Thiago Faria, Renan Truffi e Isadora Peron
A rescisão do acordo firmado com executivos do Grupo J&F abriu brecha para que parlamentares voltem a discutir regras mais rígidas para que Ministério Público Federal e Polícia Federal negociem delações premiadas. A intenção é usar a recém-criada CPMI da JBS para debater medidas que, na prática, dificultem e possam até inviabilizar novas colaborações.
Entre as regras previstas estão itens como estabelecer na lei benefícios predefinidos a delatores de acordo com o grau de colaboração, limitando a vantagem à metade da pena máxima prevista para o crime admitido. Assim, um delator que confessar ter corrompido um político, por exemplo, teria de cumprir no mínimo seis anos de prisão, uma vez que a pena máxima para este crime é de 12 anos.
Casos como o dos irmãos Joesley e Wesley Batista, da JBS, que negociaram imunidade penal em troca de provas que incriminassem o presidente Michel Temer, seriam proibidos.
Outra proposta em discussão é a de fixar um prazo para que candidatos a delatores que estejam presos provisoriamente negociem um acordo de colaboração. “Se passar um determinado tempo que o cidadão está encarcerado, não é possível mais delatar”, afirmou Carlos Marun (PMDB-MS), relator da CPMI e um dos entusiastas da revisão da lei que trata das colaborações premiadas.
A escolha de Marun para relatar a CPMI provocou rebelião no colegiado na semana passada. Ao menos quatro parlamentares deixaram a comissão após ele assumir a função.
O peemedebista é um dos principais nomes da chamada tropa de choque de Temer no Congresso e o receio é, justamente, que o governo use a comissão para outros fins, que não seja o de investigar irregularidades envolvendo a empresa de processamento de carnes.
Delações – O uso das delações premiadas como forma de obtenção de provas em investigações está prevista na Lei das Organizações Criminosas, sancionada pela presidente cassada Dilma Rousseff em 2013. Alguns pontos, porém, ainda estão em discussão no Supremo Tribunal Federal (STF), como a permissão para que a PF assine acordos por conta própria.
O maior envolvimento da PF nas negociações é justamente um dos pontos que devem ser debatidos na CPMI. Subrelator da comissão, o deputado Delegado Francischini (SD-PR) defende o aval da instituição antes de qualquer acordo ser assinado. “Seria uma espécie de fase prévia do acordo, que teria de passar por averiguação da PF”, disse Francischini, que é delegado da PF.
Antes mesmo da CPMI, as mudanças nas regras das delações já eram discutidas na comissão especial da Câmara que trata da reformulação do Código de Processo Penal, mas o relator, deputado João Campos (PRB-GO), resiste em incluir o tema em seu relatório.

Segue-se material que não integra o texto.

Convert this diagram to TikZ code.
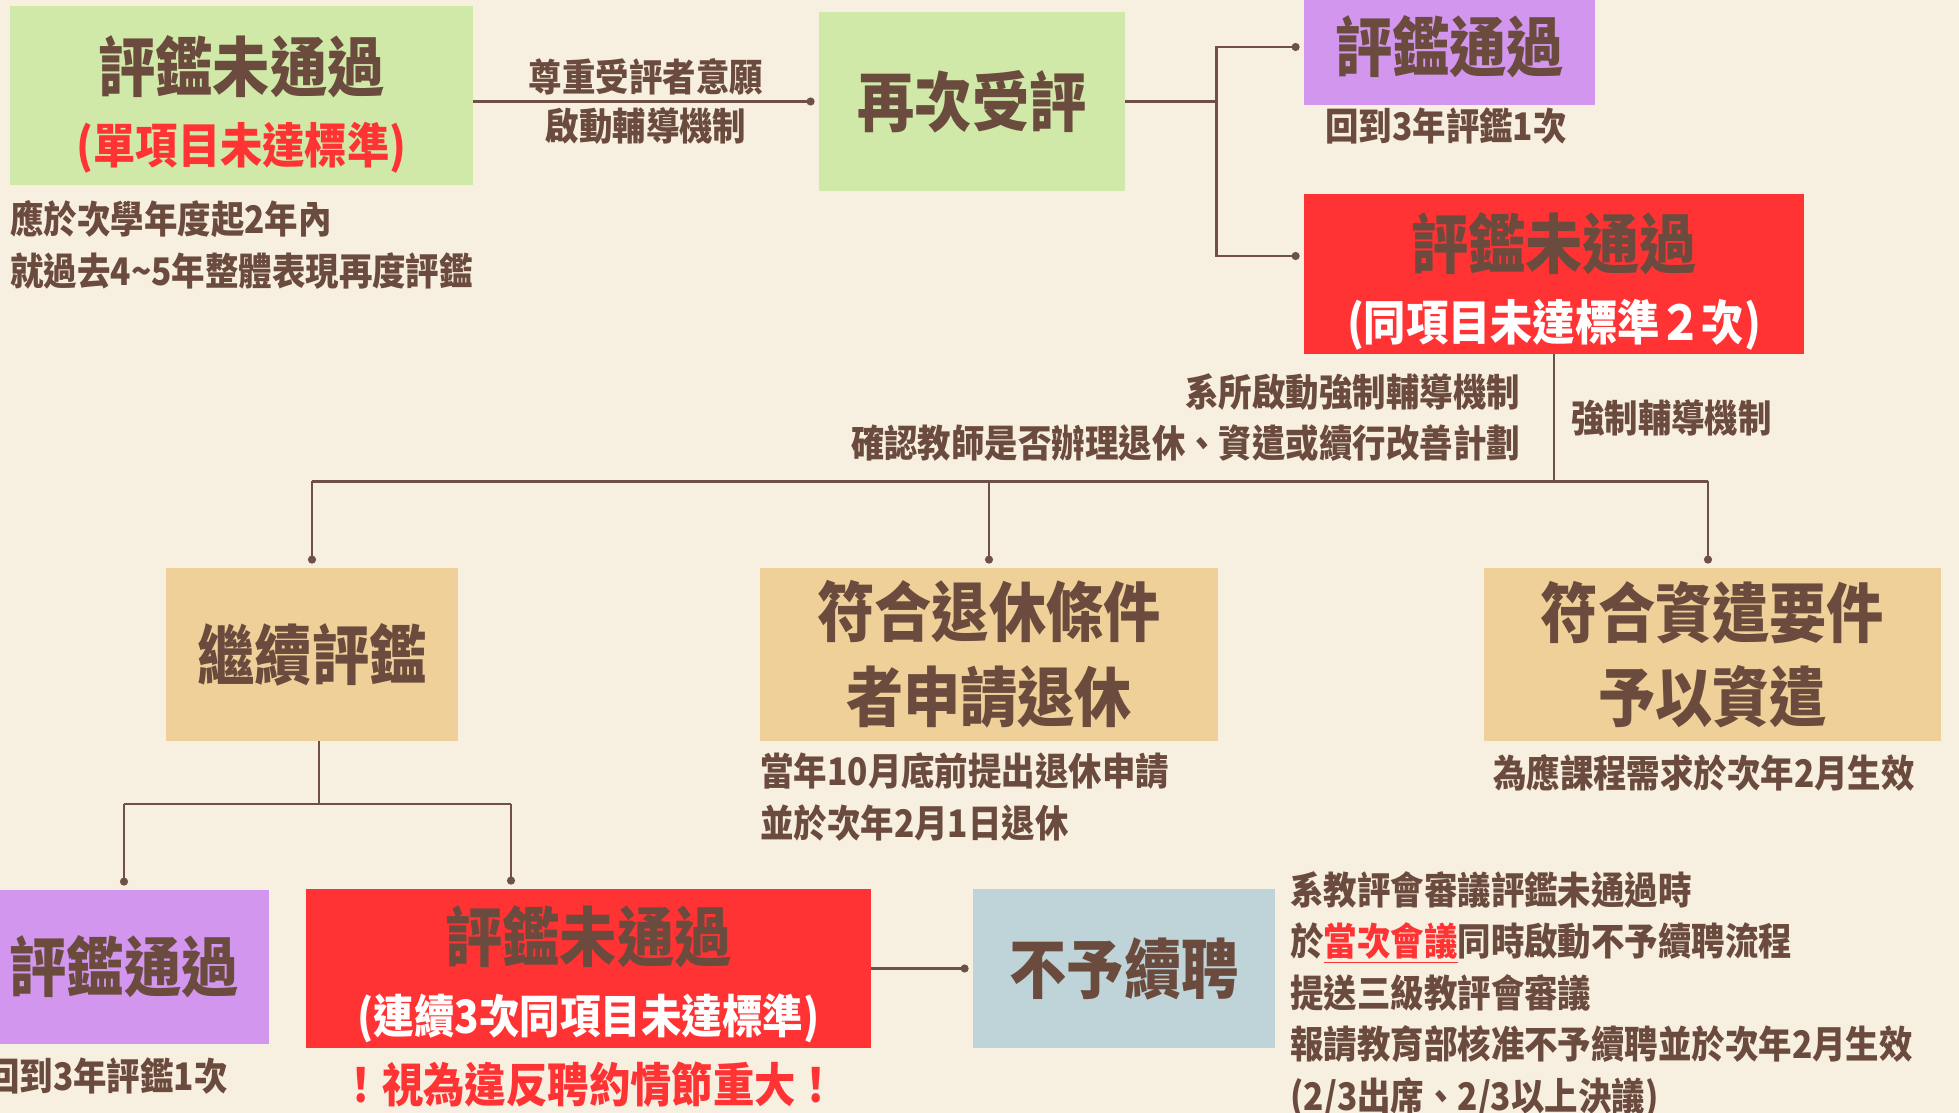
\documentclass[tikz,border=0pt]{standalone}
\usepackage{fontspec}
\setmainfont{Noto Sans CJK TC}[FakeStretch=0.88]
\usetikzlibrary{arrows.meta,positioning,calc}

\definecolor{paper}{HTML}{F7EFE0}
\definecolor{ink}{HTML}{6B4B3E}
\definecolor{wire}{HTML}{6E5046}
\definecolor{leaf}{HTML}{D0E9A8}
\definecolor{lilac}{HTML}{D296EE}
\definecolor{alarm}{HTML}{FF3333}
\definecolor{sand}{HTML}{EED098}
\definecolor{mist}{HTML}{BFD4D8}

\newcommand{\boxtitle}{\fontsize{32.5}{36}\selectfont\bfseries}
\newcommand{\boxsub}{\fontsize{24}{36}\selectfont\bfseries}
\newcommand{\notesize}{\fontsize{19}{26}\selectfont\bfseries}

\begin{document}
\begin{tikzpicture}[x=0.5pt, y=-0.5pt,
    box/.style={rectangle, inner sep=0pt, align=center, text=ink, font=\boxtitle},
    boxtext/.style={inner sep=0pt, align=center, text=ink, font=\boxtitle},
    note/.style={inner sep=0pt, align=left, text=ink, font=\notesize},
    cue/.style={inner sep=0pt, text=ink, font=\notesize},
    link/.style={draw=wire, line width=1.1pt},
    dotend/.style={-{Circle[length=4pt]}, shorten >=2pt}]
  \useasboundingbox (0,0) rectangle (1959,1113);
  \fill[paper] (0,0) rectangle (1959,1113);

  % Boxes
  \node[box, fill=leaf, minimum width=231.5pt, minimum height=89.5pt] (fail1) at (241.5,95.5) {};
  \node[boxtext] (fail1txt) at ([yshift=-4.5pt]fail1.center)
    {評鑑未通過\\{\boxsub\color{alarm}(單項目未達標準)}};
  \node[box, fill=leaf, minimum width=153pt, minimum height=89.5pt] (retry) at (972,101.5) {再次受評};
  \node[box, fill=lilac, minimum width=145.5pt, minimum height=58pt] (pass1) at (1449.5,47) {評鑑通過};
  \node[box, fill=alarm, minimum width=250pt, minimum height=80pt] (fail2) at (1554,274) {};
  \node[boxtext] (fail2txt) at ([yshift=-3.5pt]fail2.center)
    {評鑑未通過\\{\boxsub\color{white}(同項目未達標準２次)}};
  \node[box, fill=sand, minimum width=146pt, minimum height=86.5pt] (keep) at (312,654.5) {繼續評鑑};
  \node[box, fill=sand, minimum width=229pt, minimum height=86.5pt, font=\fontsize{32.5}{42.5}\selectfont\bfseries] (retire) at (989,654.5)
    {符合退休條件\\者申請退休};
  \node[box, fill=sand, minimum width=228.5pt, minimum height=86.5pt, font=\fontsize{32.5}{42}\selectfont\bfseries] (quit) at (1712.5,654.5)
    {符合資遣要件\\予以資遣};
  \node[box, fill=lilac, minimum width=145pt, minimum height=77pt] (pass2) at (124,967) {評鑑通過};
  \node[box, fill=alarm, minimum width=282.5pt, minimum height=79.5pt] (fail3) at (588.5,968.5) {};
  \node[boxtext] (fail3txt) at ([yshift=-3pt]fail3.center)
    {評鑑未通過\\{\fontsize{23}{36}\selectfont\color{white}(連續3次同項目未達標準)}};
  \node[box, fill=mist, minimum width=151pt, minimum height=79.5pt] (drop) at (1124,968.5) {不予續聘};

  % Notes
  \node[note, anchor=north west] (whenA) at (10,200) {應於次學年度起2年內\\就過去4\textasciitilde5年整體表現再度評鑑};
  \node[note, anchor=north west] (backC) at (1325,107) {回到3年評鑑1次};
  \node[note, anchor=north west] (whenF) at (760,752) {當年10月底前提出退休申請\\並於次年2月1日退休};
  \node[note, anchor=north] (whenG) at (1704,754) {為應課程需求於次年2月生效};
  \node[note, anchor=north east] (backH) at (228,1057) {回到3年評鑑1次};
  \node[note, text=alarm, font=\fontsize{23.5}{30}\selectfont\bfseries] (warn) at (589,1085) {！視為違反聘約情節重大！};
  \node[note, anchor=north west, font=\fontsize{19}{25.75}\selectfont\bfseries] (stepsJ) at (1290,871)
    {系教評會審議評鑑未通過時\\於{\color{alarm}\underline{當次會議}}同時啟動不予續聘流程\\提送三級教評會審議\\報請教育部核准不予續聘並於次年2月生效\\(2/3出席、2/3以上決議)};

  % Connectors
  \draw[link, dotend] (fail1.east |- retry.west) --
    node[cue, above=2.75pt] (askA) {尊重受評者意願}
    node[cue, below=2.75pt] (askB) {啟動輔導機制} (retry.west);

  \path (retry.east) ++(91,0) coordinate (fork1);
  \draw[link] (retry.east) -- (fork1);
  \draw[link, dotend] (fork1) |- (pass1.west);
  \draw[link, dotend] (fork1) |- ([yshift=9pt]fail2.west);

  \path (fail2.south) ++(0,127) coordinate (hub);
  \draw[link] (fail2.south) -- (hub)
    node[cue, midway, left=16.5pt, align=right, font=\fontsize{19}{25.5}\selectfont\bfseries] (dept)
      {系所啟動強制輔導機制\\確認教師是否辦理退休、資遣或續行改善計劃}
    node[cue, midway, right=8pt] (force) {強制輔導機制};
  \draw[link] (keep.north |- hub) -- ([xshift=-2.25pt]quit.north |- hub);
  \draw[link, dotend] (keep.north |- hub) -- (keep.north);
  \draw[link, dotend] (retire.north |- hub) -- (retire.north);
  \draw[link, dotend] ([xshift=-2.25pt]quit.north |- hub) -- ([xshift=-2.25pt]quit.north);

  \path ([xshift=3.5pt]keep.south) ++(0,63) coordinate (split);
  \coordinate (toH) at (124,804);
  \coordinate (toI) at (511,804);
  \draw[link] ([xshift=3.5pt]keep.south) -- (split);
  \draw[link] (toH) -- (toI);
  \draw[link, dotend] (toH) -- (toH |- pass2.north);
  \draw[link, dotend] (toI) -- (toI |- fail3.north);

  \draw[link, dotend] (fail3.east) -- (drop.west);
\end{tikzpicture}
\end{document}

Para o presidente da comissão especial, deputado Danilo Forte (PSB-PE), no entanto, esse entendimento ganhou força após os problemas apresentados no acordo da J&F. “Hoje há um poder excessivo concentrado na mão dos procuradores”, afirmou Forte.
O presidente da CPMI, senador Ataídes Oliveira (PSDB-TO), disse que os depoimentos de envolvidos na delação da J&F podem contribuir para o debate. Questionado se apoia uma revisão da lei, disse que sim, embora a legislação atual o agrade. “Se for para melhorar a lei a bem do nosso País, sim (apoia a revisão), mas, no momento, a lei da delação muitíssimo me agrada.”
A previsão tanto na comissão parlamentar de inquérito quanto na comissão especial é ter uma proposta concreta até o fim do ano.
Lava Jato – O procurador regional da República Carlos Fernando dos Santos Lima, integrante da força-tarefa da Lava Jato em Curitiba, criticou as propostas em discussão no Congresso e apontou mudanças que podem inviabilizar delações.
“Temos que lembrar que um colaborador pode estar sendo investigado ou acusado por um ou outro crime, mas terá de trazer prova de muitos outros, até então desconhecidos das autoridades. Qual será o incentivo para esse comportamento se, ao final, receberá pena por esses outros crimes?”, questionou Lima, em referência à proposta de limitar benefícios.
Para o procurador, a rescisão do acordo de executivos da J&F, em vez de enfraquecer, fortalece o instituto da delação. “O que aconteceu com a JBS prova muito mais a força do instituto do que sua fraqueza, pois Joesley está na cadeia e as provas estão aí, válidas. E é bom que se rescindam alguns acordos, pois isso trará para os colaboradores a certeza de que não se está brincando com o instituto.”